La obligación de dar testimonio se presenta así como una actitud totalmente natural y revela, en una dimensión de servicio, otro de los motivos de la grandeza del hombre tal como lo concebía Karol Wojtyła: Cristo es el redentor del hombre, sin Él el hombre mismo desaparecería, pero esto, lejos de confinarnos en una posición de pura pasividad, nos impulsa a una actividad inimaginable: «Cada uno de nosotros no solo debe beneficiarse, sino también completar la obra de redención en curso que aún se está extendiendo en la Iglesia».
Y una vez más, precisamente cuando enuncia uno de los motivos de la grandeza del hombre, el futuro Juan Pablo II no oculta el límite y la culpa, y al mismo tiempo nos recuerda que en Cristo cada límite se supera y se convierte incluso en una oportunidad de crecimiento: «El bien solo puede nacer de otro bien.
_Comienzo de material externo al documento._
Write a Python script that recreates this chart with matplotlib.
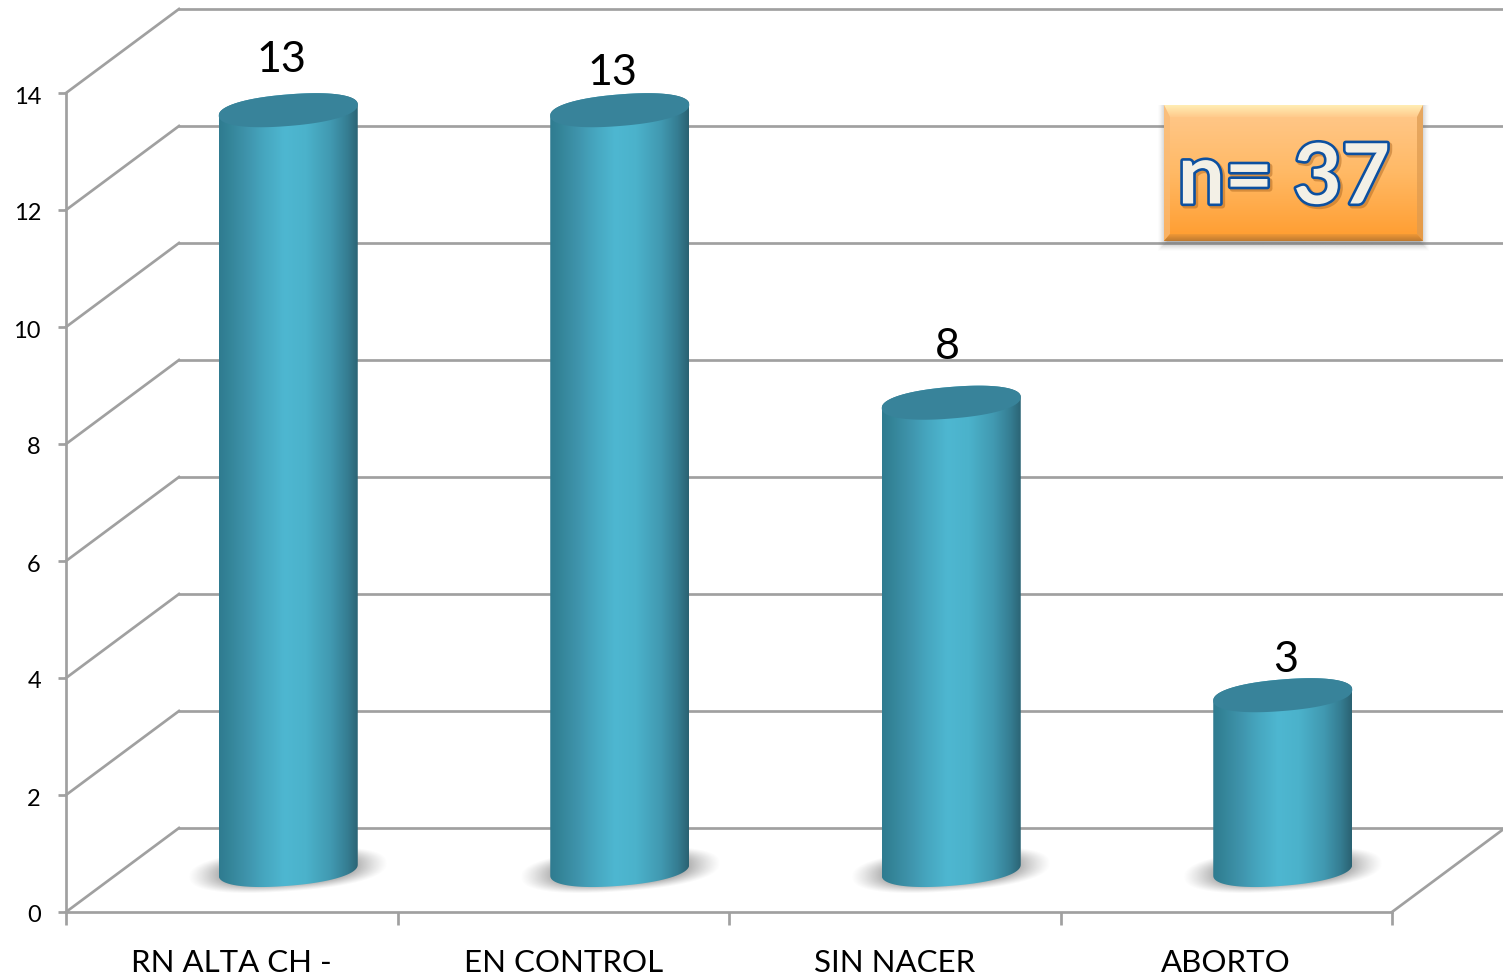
import matplotlib
matplotlib.use('Agg')
import matplotlib.pyplot as plt
import matplotlib.patheffects as pe
from matplotlib.colors import LinearSegmentedColormap
from matplotlib.patches import Polygon
from matplotlib.transforms import ScaledTranslation
import numpy as np

categories = ['RN ALTA CH -', 'EN CONTROL', 'SIN NACER', 'ABORTO']
values = [13, 13, 8, 3]
y_ticks = [0, 2, 4, 6, 8, 10, 12, 14]
total_label = 'n= 37'

W, H = 1503, 977
plt.rcParams['font.family'] = ['Lato', 'DejaVu Sans']

# plot area in pixels, measured from the top left
left, right, top, bottom = 66, 1392, 93, 912
depth_px = (113, 84)
grid_col = '#a0a0a0'
grid_lw = 1.95

fig = plt.figure(figsize=(W / 100, H / 100), dpi=100, facecolor='white')
ax = fig.add_axes([left / W, (H - bottom) / H, (right - left) / W, (bottom - top) / H])
ax.patch.set_visible(False)
ax.set_xlim(0, len(categories))
ax.set_ylim(0, 14)

ux = (right - left) / len(categories)
uy = (bottom - top) / 14
dx, dy = depth_px[0] / ux, depth_px[1] / uy

# back wall, side wall and floor
x_end = (W - left) / ux
for v in y_ticks:
    ax.plot([0, dx], [v, v + dy], color=grid_col, lw=grid_lw, clip_on=False, zorder=1)
    ax.plot([dx, x_end], [v + dy, v + dy], color=grid_col, lw=grid_lw, clip_on=False, zorder=1)
ax.plot([4, x_end], [0, dy * (W - right) / depth_px[0]], color=grid_col, lw=grid_lw, clip_on=False, zorder=1)

for name in ['top', 'right']:
    ax.spines[name].set_visible(False)
for name in ['left', 'bottom']:
    ax.spines[name].set_color(grid_col)
    ax.spines[name].set_linewidth(grid_lw)
    ax.spines[name].set_zorder(2)

ax.set_yticks(y_ticks)
ax.set_yticklabels([str(v) for v in y_ticks], fontsize=17, color='black')
ax.tick_params(axis='y', length=6, width=grid_lw, color=grid_col, pad=12)
shift_down = ScaledTranslation(0, -2 / 100, fig.dpi_scale_trans)
for lab in ax.get_yticklabels():
    lab.set_transform(lab.get_transform() + shift_down)
ax.set_xticks(range(len(categories) + 1))
ax.set_xticklabels([])
ax.tick_params(axis='x', length=9, width=grid_lw, color=grid_col)
ax.set_xticks(np.arange(len(categories)) + 0.5, minor=True)
ax.set_xticklabels(categories, minor=True, fontsize=22.5, color='black')
ax.tick_params(axis='x', which='minor', length=0, pad=27)

# cylinder shading, left to right
body_cmap = LinearSegmentedColormap.from_list('body', [
    (0.0, '#2f7b90'), (0.07, '#348498'), (0.2, '#3f94ac'), (0.32, '#46a6bf'),
    (0.47, '#4eb7d1'), (0.62, '#4bb2cb'), (0.8, '#4199b1'), (0.92, '#357d92'), (1.0, '#2a6272')])
gradient = np.linspace(0, 1, 256).reshape(1, -1)

half_w = 69.5 / ux
half_h = 15.8 / uy
tilt = 5.5 / uy
label_nudge = [(-7, -50), (-7, -37), (-4, -56), (3, -35)]


def rim(cx, cy, t):
    # nearly elliptical rim, leaning up to the right
    c, s = np.cos(t), np.sin(t)
    ex = np.sign(c) * np.abs(c) ** 0.9
    ey = np.sign(s) * np.abs(s) ** 0.9
    return cx + half_w * ex, cy + half_h * ey + tilt * ex


def ground_shadow(cx, cy):
    # soft tilted blob under the foot of a cylinder
    nx, ny = 260, 90
    px = np.linspace(-130, 130, nx)
    py = np.linspace(45, -45, ny)
    xx, yy = np.meshgrid(px, py)
    yy = yy - xx * 0.07
    r = (np.abs(xx / 100) ** 2.4 + np.abs(yy / 22) ** 2.4) ** (1 / 2.4)
    alpha = np.clip((1.0 - r) / 0.4, 0, 1) ** 1.2 * 0.58
    rgba = np.zeros((ny, nx, 4))
    rgba[..., :3] = 0.32
    rgba[..., 3] = alpha
    ax.imshow(rgba, extent=[cx - 130 / ux, cx + 130 / ux, cy - 45 / uy, cy + 45 / uy],
              aspect='auto', clip_on=False, zorder=3, interpolation='bilinear')


for i, v in enumerate(values):
    cx = i + 0.5 + dx / 2
    base_y = dy / 2
    top_y = v + dy / 2 - 0.7 / uy

    ground_shadow(cx, base_y)

    bx, by = rim(cx, base_y, np.linspace(np.pi, 2 * np.pi, 120))
    tx, ty = rim(cx, top_y, np.linspace(0, np.pi, 120))
    outline = np.column_stack([np.r_[bx, tx], np.r_[by, ty]])
    clip = Polygon(outline, closed=True, transform=ax.transData, fc='none', ec='none')
    ax.add_patch(clip)
    clip.set_clip_on(False)
    im = ax.imshow(gradient, cmap=body_cmap, aspect='auto', zorder=4,
                   extent=[cx - half_w, cx + half_w, base_y - 1, top_y + 1])
    im.set_clip_path(clip)

    ex, ey = rim(cx, top_y, np.linspace(0, 2 * np.pi, 240))
    ax.fill(ex, ey, color='#38839a', lw=0, clip_on=False, zorder=5)

    nudge = label_nudge[i]
    ax.annotate(str(v), (cx, top_y), xytext=(nudge[0] * 0.72, -nudge[1] * 0.72),
                textcoords='offset points', ha='center', va='center',
                fontsize=31, color='black', zorder=6, annotation_clip=False)

ax.set_xlim(0, len(categories))
ax.set_ylim(0, 14)

# overlay in pixel units for the total box
ov = fig.add_axes([0, 0, 1, 1])
ov.set_xlim(0, W)
ov.set_ylim(H, 0)
ov.axis('off')
ov.patch.set_visible(False)

bx0, bx1, by0, by1 = 1164, 1423, 105, 241

# drop shadow of the box
sx = np.arange(bx0 - 10, bx1 + 11)
sy = np.arange(by0, by1 + 15)
xx, yy = np.meshgrid(sx, sy)
edge = np.minimum.reduce([xx - (bx0 - 7), (bx1 + 7) - xx, (by1 + 11) - yy, yy - by0 + 8])
shadow = np.zeros(xx.shape + (4,))
shadow[..., :3] = 0.4
shadow[..., 3] = np.clip(edge / 10, 0, 1) ** 1.5 * 0.5
ov.imshow(shadow, extent=[sx[0], sx[-1], sy[-1], sy[0]], aspect='auto', zorder=1)

box_cmap = LinearSegmentedColormap.from_list('box', ['#ffc98d', '#ffb965', '#ff9c2e'])
ov.imshow(np.linspace(0, 1, 256).reshape(-1, 1), cmap=box_cmap, aspect='auto', zorder=2,
          extent=[bx0, bx1, by1, by0])

# bevelled edges
top_b, side_b, low_b = 12, 6, 7
top_cmap = LinearSegmentedColormap.from_list('bevel', ['#ffedb4', '#ffcb8c'])
poly = Polygon([(bx0, by0), (bx1, by0), (bx1 - side_b, by0 + top_b), (bx0 + side_b, by0 + top_b)],
               closed=True, transform=ov.transData, fc='none', ec='none')
ov.add_patch(poly)
im = ov.imshow(np.linspace(0, 1, 32).reshape(-1, 1), cmap=top_cmap, aspect='auto', zorder=3,
               extent=[bx0, bx1, by0 + top_b, by0])
im.set_clip_path(poly)
ov.fill([bx0, bx0 + side_b, bx0 + side_b, bx0], [by0, by0 + top_b, by1 - low_b, by1],
        color='#f9bb78', alpha=0.7, lw=0, zorder=3)
ov.fill([bx1, bx1 - side_b, bx1 - side_b, bx1], [by0, by0 + top_b, by1 - low_b, by1],
        color='#dc9a50', alpha=0.7, lw=0, zorder=3)
low_cmap = LinearSegmentedColormap.from_list('low', ['#ef9836', '#bf7a30'])
poly = Polygon([(bx0, by1), (bx1, by1), (bx1 - side_b, by1 - low_b), (bx0 + side_b, by1 - low_b)],
               closed=True, transform=ov.transData, fc='none', ec='none')
ov.add_patch(poly)
im = ov.imshow(np.linspace(0, 1, 32).reshape(-1, 1), cmap=low_cmap, aspect='auto', zorder=3,
               extent=[bx0, bx1, by1, by1 - low_b])
im.set_clip_path(poly)

ov.text(1284, 180, total_label, fontsize=60, color='#f3f0e6', fontweight='bold',
        ha='center', va='center', zorder=4,
        path_effects=[pe.Stroke(linewidth=4.2, foreground='#a8601a', alpha=0.45, offset=(1.5, -1.5)),
                      pe.Stroke(linewidth=3.8, foreground='#0c50a0'),
                      pe.Normal()])
ov.set_xlim(0, W)
ov.set_ylim(H, 0)

fig.savefig('out.png', dpi=100)
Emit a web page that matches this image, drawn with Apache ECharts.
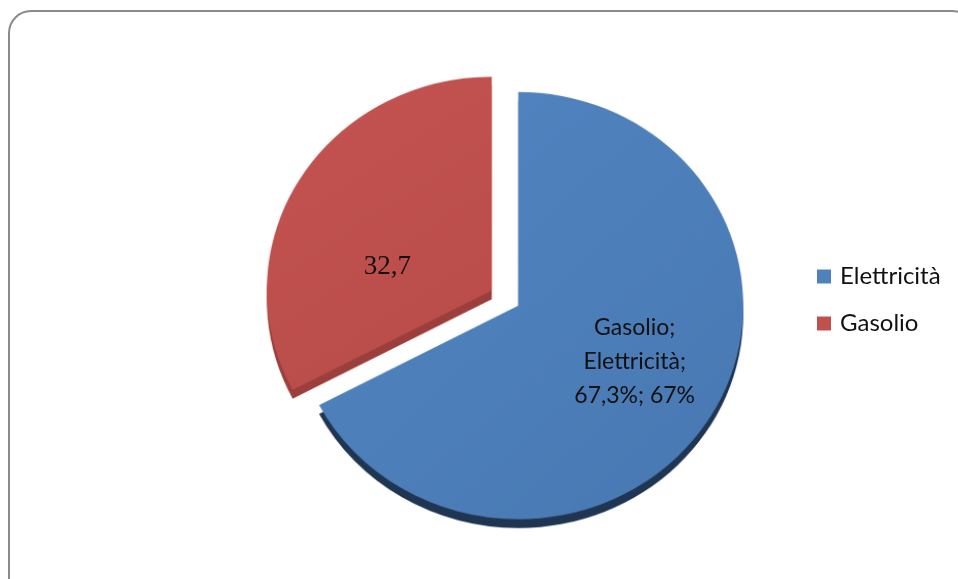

Pues bien, la misericordia de Dios es precisamente el Bien que hace nacer el bien en lugar del mal. La misericordia no acepta el pecado y ni siquiera lo mira, sino que ayuda única y exclusivamente en la conversión del pecado, en diversas situaciones, a veces realmente definitivas y decisivas y de diversas maneras. La misericordia de Dios va de la mano de la justicia».
Para un mundo que ya ni siquiera puede imaginar que estas dos palabras puedan estar juntas, las páginas que acabamos de recorrer nos lanzan, en cambio, el desafío de una misericordia que, precisamente como tal, abre el camino a la verdadera justicia, que no oculta la pecado, sino que nos empuja ante todo a hacer «nacer el bien en lugar del mal», por una mundo en el que, como decía un poema de Olga Sedakova, «a la peste, al hambre, al terremoto, al fuego, / al ataque de los enemigos, a la ira que se abate sobre nosotros», la misericordiosa justicia de Dios responderá con «una felicidad increíble».